### Problem description
Output the full listing below exactly, without the pictures.

════════════════

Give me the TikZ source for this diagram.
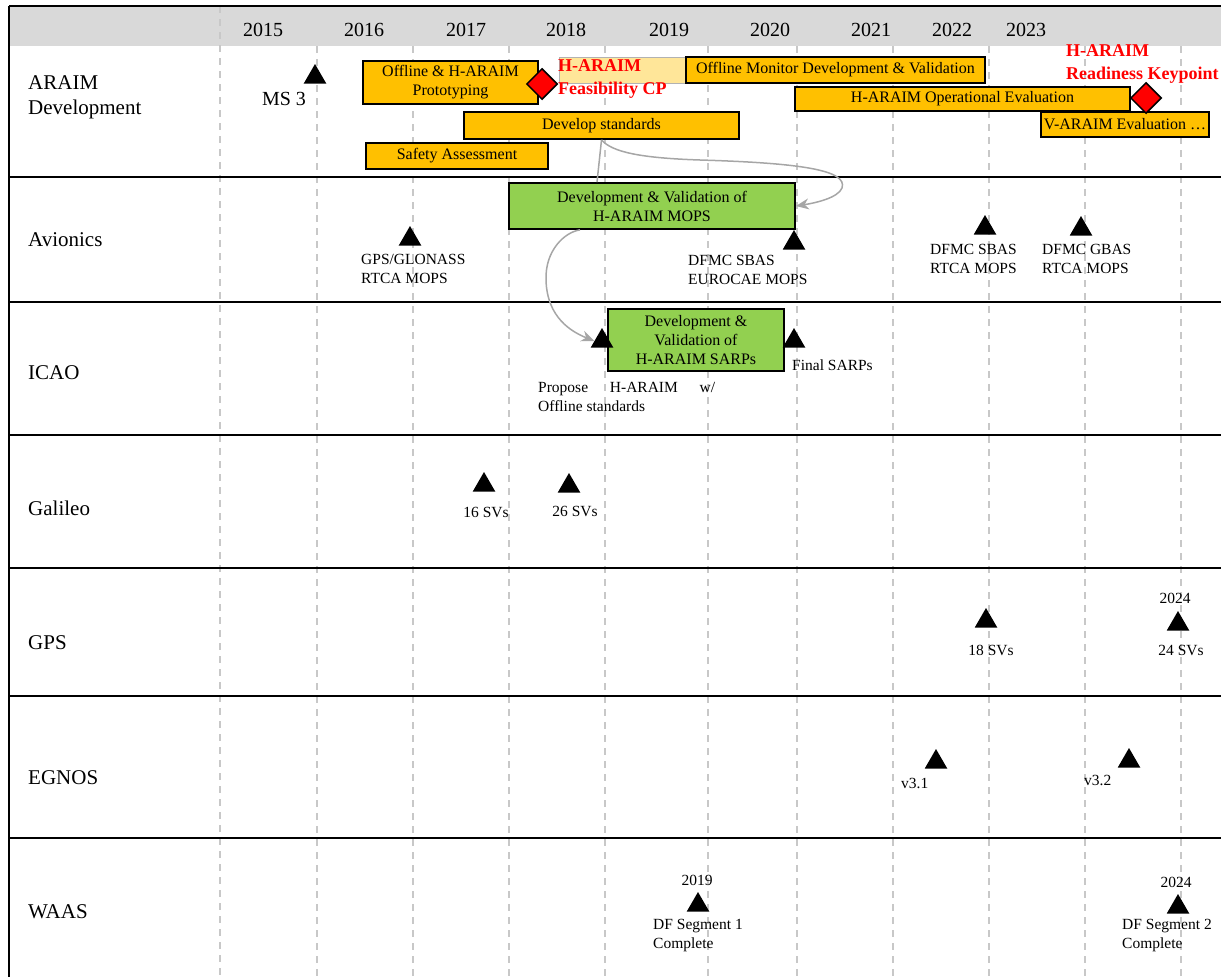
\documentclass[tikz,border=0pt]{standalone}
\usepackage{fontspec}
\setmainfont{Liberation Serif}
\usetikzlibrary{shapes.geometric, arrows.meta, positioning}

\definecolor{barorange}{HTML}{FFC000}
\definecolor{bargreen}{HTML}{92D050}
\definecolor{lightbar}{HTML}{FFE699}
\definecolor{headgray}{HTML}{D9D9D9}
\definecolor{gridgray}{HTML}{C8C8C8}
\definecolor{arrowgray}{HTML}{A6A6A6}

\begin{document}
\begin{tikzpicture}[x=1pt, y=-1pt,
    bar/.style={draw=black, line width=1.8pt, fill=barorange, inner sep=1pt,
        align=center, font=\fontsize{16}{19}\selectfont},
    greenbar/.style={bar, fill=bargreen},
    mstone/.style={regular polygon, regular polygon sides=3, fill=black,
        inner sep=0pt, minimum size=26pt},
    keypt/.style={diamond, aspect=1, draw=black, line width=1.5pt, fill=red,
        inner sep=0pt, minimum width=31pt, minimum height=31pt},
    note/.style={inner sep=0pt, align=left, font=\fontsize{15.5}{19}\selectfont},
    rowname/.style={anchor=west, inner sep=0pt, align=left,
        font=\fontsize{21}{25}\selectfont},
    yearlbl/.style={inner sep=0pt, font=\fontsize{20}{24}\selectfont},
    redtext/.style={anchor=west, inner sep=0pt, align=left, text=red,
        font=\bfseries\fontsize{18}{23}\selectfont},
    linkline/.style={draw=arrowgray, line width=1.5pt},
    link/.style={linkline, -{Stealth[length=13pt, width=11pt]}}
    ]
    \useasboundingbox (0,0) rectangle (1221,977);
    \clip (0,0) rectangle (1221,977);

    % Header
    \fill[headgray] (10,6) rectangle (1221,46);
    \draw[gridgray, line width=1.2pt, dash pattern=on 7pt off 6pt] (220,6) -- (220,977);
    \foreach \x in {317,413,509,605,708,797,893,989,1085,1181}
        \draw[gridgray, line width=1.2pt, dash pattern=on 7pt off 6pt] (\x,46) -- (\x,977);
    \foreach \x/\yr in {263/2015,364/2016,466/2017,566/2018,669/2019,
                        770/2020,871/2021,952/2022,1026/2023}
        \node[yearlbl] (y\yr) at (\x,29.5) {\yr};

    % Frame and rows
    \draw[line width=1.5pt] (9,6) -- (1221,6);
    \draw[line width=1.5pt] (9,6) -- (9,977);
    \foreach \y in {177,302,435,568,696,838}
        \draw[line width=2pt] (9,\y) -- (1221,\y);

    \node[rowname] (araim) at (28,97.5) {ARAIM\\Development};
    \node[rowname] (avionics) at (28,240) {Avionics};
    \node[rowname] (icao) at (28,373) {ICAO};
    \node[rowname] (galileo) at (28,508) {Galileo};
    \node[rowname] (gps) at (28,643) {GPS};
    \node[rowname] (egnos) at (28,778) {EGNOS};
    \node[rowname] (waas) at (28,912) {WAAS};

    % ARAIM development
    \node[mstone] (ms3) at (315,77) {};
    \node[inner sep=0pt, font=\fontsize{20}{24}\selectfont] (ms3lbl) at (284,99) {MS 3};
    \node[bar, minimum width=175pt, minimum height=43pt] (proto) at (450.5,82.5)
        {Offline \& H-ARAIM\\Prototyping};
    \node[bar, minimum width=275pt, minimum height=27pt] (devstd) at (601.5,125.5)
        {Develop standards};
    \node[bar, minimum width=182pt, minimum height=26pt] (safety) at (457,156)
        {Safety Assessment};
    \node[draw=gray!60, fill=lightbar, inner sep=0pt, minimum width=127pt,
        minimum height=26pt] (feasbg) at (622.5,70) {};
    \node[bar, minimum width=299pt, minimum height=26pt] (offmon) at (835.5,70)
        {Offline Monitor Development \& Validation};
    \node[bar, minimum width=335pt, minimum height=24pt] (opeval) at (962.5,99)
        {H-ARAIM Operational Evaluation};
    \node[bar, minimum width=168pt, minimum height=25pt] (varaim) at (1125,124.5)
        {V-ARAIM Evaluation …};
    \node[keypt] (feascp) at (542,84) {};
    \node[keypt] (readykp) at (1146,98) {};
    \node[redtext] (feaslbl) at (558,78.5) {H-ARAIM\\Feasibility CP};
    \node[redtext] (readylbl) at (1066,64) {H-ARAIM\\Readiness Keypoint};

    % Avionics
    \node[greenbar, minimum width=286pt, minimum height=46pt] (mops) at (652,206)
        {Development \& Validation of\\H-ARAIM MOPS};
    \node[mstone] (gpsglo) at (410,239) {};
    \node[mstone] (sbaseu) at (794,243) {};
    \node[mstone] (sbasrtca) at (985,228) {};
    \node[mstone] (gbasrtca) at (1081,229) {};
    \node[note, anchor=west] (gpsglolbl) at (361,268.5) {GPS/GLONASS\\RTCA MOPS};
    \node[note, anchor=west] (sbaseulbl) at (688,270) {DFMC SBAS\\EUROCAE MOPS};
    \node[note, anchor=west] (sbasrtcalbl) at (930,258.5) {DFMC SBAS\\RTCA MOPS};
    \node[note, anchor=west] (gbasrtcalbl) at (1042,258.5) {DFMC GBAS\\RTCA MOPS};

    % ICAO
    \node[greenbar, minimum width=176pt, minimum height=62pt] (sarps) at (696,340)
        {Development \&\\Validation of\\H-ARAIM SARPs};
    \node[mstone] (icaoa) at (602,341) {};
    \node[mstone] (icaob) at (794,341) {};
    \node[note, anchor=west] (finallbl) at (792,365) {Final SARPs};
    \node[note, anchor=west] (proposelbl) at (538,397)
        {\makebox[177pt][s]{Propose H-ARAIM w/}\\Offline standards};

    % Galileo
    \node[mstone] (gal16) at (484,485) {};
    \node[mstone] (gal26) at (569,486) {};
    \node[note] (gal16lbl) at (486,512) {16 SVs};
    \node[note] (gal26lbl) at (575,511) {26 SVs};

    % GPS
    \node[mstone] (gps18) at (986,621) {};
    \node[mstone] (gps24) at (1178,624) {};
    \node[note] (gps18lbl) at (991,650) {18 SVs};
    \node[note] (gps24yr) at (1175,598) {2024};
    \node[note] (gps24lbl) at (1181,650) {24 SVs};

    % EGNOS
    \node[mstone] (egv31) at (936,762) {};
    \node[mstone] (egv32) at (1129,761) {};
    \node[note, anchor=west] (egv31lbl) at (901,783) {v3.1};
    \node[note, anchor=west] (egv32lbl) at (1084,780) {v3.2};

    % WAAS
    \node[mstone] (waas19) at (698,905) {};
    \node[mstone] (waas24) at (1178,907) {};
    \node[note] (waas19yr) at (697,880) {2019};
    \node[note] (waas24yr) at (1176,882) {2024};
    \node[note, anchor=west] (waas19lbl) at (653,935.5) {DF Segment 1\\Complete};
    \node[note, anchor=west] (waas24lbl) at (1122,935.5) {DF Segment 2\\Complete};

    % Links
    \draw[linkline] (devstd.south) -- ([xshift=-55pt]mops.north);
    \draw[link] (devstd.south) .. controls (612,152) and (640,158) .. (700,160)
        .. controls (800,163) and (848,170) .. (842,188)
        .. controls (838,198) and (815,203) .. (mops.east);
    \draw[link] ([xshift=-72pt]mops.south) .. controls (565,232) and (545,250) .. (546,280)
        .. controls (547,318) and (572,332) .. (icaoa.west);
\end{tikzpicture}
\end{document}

════════════════

### Result for this task
Give me the TikZ source for this diagram.
\documentclass[tikz,border=0pt]{standalone}
\usepackage{fontspec}
\setmainfont{Liberation Serif}
\usetikzlibrary{shapes.geometric, arrows.meta, positioning}

\definecolor{barorange}{HTML}{FFC000}
\definecolor{bargreen}{HTML}{92D050}
\definecolor{lightbar}{HTML}{FFE699}
\definecolor{headgray}{HTML}{D9D9D9}
\definecolor{gridgray}{HTML}{C8C8C8}
\definecolor{arrowgray}{HTML}{A6A6A6}

\begin{document}
\begin{tikzpicture}[x=1pt, y=-1pt,
    bar/.style={draw=black, line width=1.8pt, fill=barorange, inner sep=1pt,
        align=center, font=\fontsize{16}{19}\selectfont},
    greenbar/.style={bar, fill=bargreen},
    mstone/.style={regular polygon, regular polygon sides=3, fill=black,
        inner sep=0pt, minimum size=26pt},
    keypt/.style={diamond, aspect=1, draw=black, line width=1.5pt, fill=red,
        inner sep=0pt, minimum width=31pt, minimum height=31pt},
    note/.style={inner sep=0pt, align=left, font=\fontsize{15.5}{19}\selectfont},
    rowname/.style={anchor=west, inner sep=0pt, align=left,
        font=\fontsize{21}{25}\selectfont},
    yearlbl/.style={inner sep=0pt, font=\fontsize{20}{24}\selectfont},
    redtext/.style={anchor=west, inner sep=0pt, align=left, text=red,
        font=\bfseries\fontsize{18}{23}\selectfont},
    linkline/.style={draw=arrowgray, line width=1.5pt},
    link/.style={linkline, -{Stealth[length=13pt, width=11pt]}}
    ]
    \useasboundingbox (0,0) rectangle (1221,977);
    \clip (0,0) rectangle (1221,977);

    % Header
    \fill[headgray] (10,6) rectangle (1221,46);
    \draw[gridgray, line width=1.2pt, dash pattern=on 7pt off 6pt] (220,6) -- (220,977);
    \foreach \x in {317,413,509,605,708,797,893,989,1085,1181}
        \draw[gridgray, line width=1.2pt, dash pattern=on 7pt off 6pt] (\x,46) -- (\x,977);
    \foreach \x/\yr in {263/2015,364/2016,466/2017,566/2018,669/2019,
                        770/2020,871/2021,952/2022,1026/2023}
        \node[yearlbl] (y\yr) at (\x,29.5) {\yr};

    % Frame and rows
    \draw[line width=1.5pt] (9,6) -- (1221,6);
    \draw[line width=1.5pt] (9,6) -- (9,977);
    \foreach \y in {177,302,435,568,696,838}
        \draw[line width=2pt] (9,\y) -- (1221,\y);

    \node[rowname] (araim) at (28,97.5) {ARAIM\\Development};
    \node[rowname] (avionics) at (28,240) {Avionics};
    \node[rowname] (icao) at (28,373) {ICAO};
    \node[rowname] (galileo) at (28,508) {Galileo};
    \node[rowname] (gps) at (28,643) {GPS};
    \node[rowname] (egnos) at (28,778) {EGNOS};
    \node[rowname] (waas) at (28,912) {WAAS};

    % ARAIM development
    \node[mstone] (ms3) at (315,77) {};
    \node[inner sep=0pt, font=\fontsize{20}{24}\selectfont] (ms3lbl) at (284,99) {MS 3};
    \node[bar, minimum width=175pt, minimum height=43pt] (proto) at (450.5,82.5)
        {Offline \& H-ARAIM\\Prototyping};
    \node[bar, minimum width=275pt, minimum height=27pt] (devstd) at (601.5,125.5)
        {Develop standards};
    \node[bar, minimum width=182pt, minimum height=26pt] (safety) at (457,156)
        {Safety Assessment};
    \node[draw=gray!60, fill=lightbar, inner sep=0pt, minimum width=127pt,
        minimum height=26pt] (feasbg) at (622.5,70) {};
    \node[bar, minimum width=299pt, minimum height=26pt] (offmon) at (835.5,70)
        {Offline Monitor Development \& Validation};
    \node[bar, minimum width=335pt, minimum height=24pt] (opeval) at (962.5,99)
        {H-ARAIM Operational Evaluation};
    \node[bar, minimum width=168pt, minimum height=25pt] (varaim) at (1125,124.5)
        {V-ARAIM Evaluation …};
    \node[keypt] (feascp) at (542,84) {};
    \node[keypt] (readykp) at (1146,98) {};
    \node[redtext] (feaslbl) at (558,78.5) {H-ARAIM\\Feasibility CP};
    \node[redtext] (readylbl) at (1066,64) {H-ARAIM\\Readiness Keypoint};

    % Avionics
    \node[greenbar, minimum width=286pt, minimum height=46pt] (mops) at (652,206)
        {Development \& Validation of\\H-ARAIM MOPS};
    \node[mstone] (gpsglo) at (410,239) {};
    \node[mstone] (sbaseu) at (794,243) {};
    \node[mstone] (sbasrtca) at (985,228) {};
    \node[mstone] (gbasrtca) at (1081,229) {};
    \node[note, anchor=west] (gpsglolbl) at (361,268.5) {GPS/GLONASS\\RTCA MOPS};
    \node[note, anchor=west] (sbaseulbl) at (688,270) {DFMC SBAS\\EUROCAE MOPS};
    \node[note, anchor=west] (sbasrtcalbl) at (930,258.5) {DFMC SBAS\\RTCA MOPS};
    \node[note, anchor=west] (gbasrtcalbl) at (1042,258.5) {DFMC GBAS\\RTCA MOPS};

    % ICAO
    \node[greenbar, minimum width=176pt, minimum height=62pt] (sarps) at (696,340)
        {Development \&\\Validation of\\H-ARAIM SARPs};
    \node[mstone] (icaoa) at (602,341) {};
    \node[mstone] (icaob) at (794,341) {};
    \node[note, anchor=west] (finallbl) at (792,365) {Final SARPs};
    \node[note, anchor=west] (proposelbl) at (538,397)
        {\makebox[177pt][s]{Propose H-ARAIM w/}\\Offline standards};

    % Galileo
    \node[mstone] (gal16) at (484,485) {};
    \node[mstone] (gal26) at (569,486) {};
    \node[note] (gal16lbl) at (486,512) {16 SVs};
    \node[note] (gal26lbl) at (575,511) {26 SVs};

    % GPS
    \node[mstone] (gps18) at (986,621) {};
    \node[mstone] (gps24) at (1178,624) {};
    \node[note] (gps18lbl) at (991,650) {18 SVs};
    \node[note] (gps24yr) at (1175,598) {2024};
    \node[note] (gps24lbl) at (1181,650) {24 SVs};

    % EGNOS
    \node[mstone] (egv31) at (936,762) {};
    \node[mstone] (egv32) at (1129,761) {};
    \node[note, anchor=west] (egv31lbl) at (901,783) {v3.1};
    \node[note, anchor=west] (egv32lbl) at (1084,780) {v3.2};

    % WAAS
    \node[mstone] (waas19) at (698,905) {};
    \node[mstone] (waas24) at (1178,907) {};
    \node[note] (waas19yr) at (697,880) {2019};
    \node[note] (waas24yr) at (1176,882) {2024};
    \node[note, anchor=west] (waas19lbl) at (653,935.5) {DF Segment 1\\Complete};
    \node[note, anchor=west] (waas24lbl) at (1122,935.5) {DF Segment 2\\Complete};

    % Links
    \draw[linkline] (devstd.south) -- ([xshift=-55pt]mops.north);
    \draw[link] (devstd.south) .. controls (612,152) and (640,158) .. (700,160)
        .. controls (800,163) and (848,170) .. (842,188)
        .. controls (838,198) and (815,203) .. (mops.east);
    \draw[link] ([xshift=-72pt]mops.south) .. controls (565,232) and (545,250) .. (546,280)
        .. controls (547,318) and (572,332) .. (icaoa.west);
\end{tikzpicture}
\end{document}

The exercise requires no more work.